Чтобы поддерживать ту бодрость духа, которая, как известно, сохраняется в здоровом теле, Иван Павлов вогнал свою жизнь в железные рамки самодисциплины. Каждый день — обязательная гимнастика утром; вплоть до самой старости летом, в дождь ли, в холод — непременное купание в холодной воде; в университет, на работу — всюду, где только можно, — пешком (случалось и в подаваемый ему в академические годы "форд" усаживать сотрудниц, а самому добираться до дому своим ходом, да еще легко обгоняя молодых коллег). И работа, работа, знаменитое павловское "неотступное думание".
Только человек, "действительно развивший в себе логическую силу, будет всегда неудержимо влечься в область мысли. И такой переход к периоду логической работы от периода фантазий неизбежен, если человек не хочет разорвать с умственной жизнью… Это и есть умственный рост, — говорил И. Павлов. — Как же должен осуществляться этот естественный, разумный переход поры молодости в фазу полного умственного развития? Вообще, сказать кратко, это должно выразиться в специальном научном изучении чего-нибудь".

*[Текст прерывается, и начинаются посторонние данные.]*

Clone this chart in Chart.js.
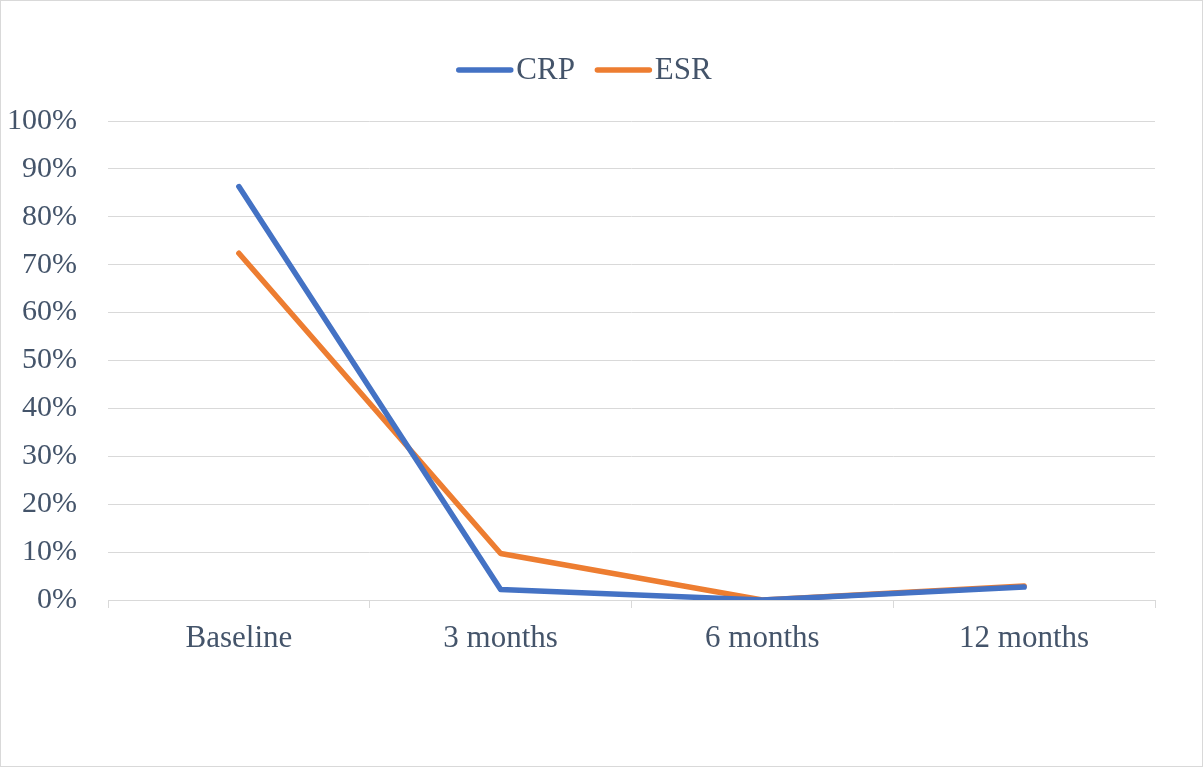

Этим "чем-нибудь" для И. Павлова стала физиология, которая, как он усвоил еще из прочитанной в детстве книги Г. Льюиса, ближе других естественных наук стоит к познанию тайн человеческого организма. Серьезная научная работа, непрерывная, всепоглощающая, стала его бессменным жизненным увлечением.
И именно на этом перекрестке окончательно разошлись его пути с братом Дмитрием, хотя оба сохранили друг к другу теплую привязанность и были всю жизнь дружны.
Легкой, веселой натуре брата оказался не по плечу столь неустанный душевный труд. Он не понимал, почему нужно отказывать себе в удовольствиях и развлечениях ради умственных радостей. Дмитрий Павлов тоже занимался наукой, но в меру, не отдавая все силы и все время своей химии. И считал это вполне правомерным. Старший брат пытался его переубедить, сердился, в сердцах даже "бездельником", случалось, называл, но так и не смог переделать Дмитрия на свой лад. И они пошли каждый своим путем. Один — по прямой, ровной дороге вперед. Другой — по крутой, горной тропе к вершине. А когда путь к вершинам был легким?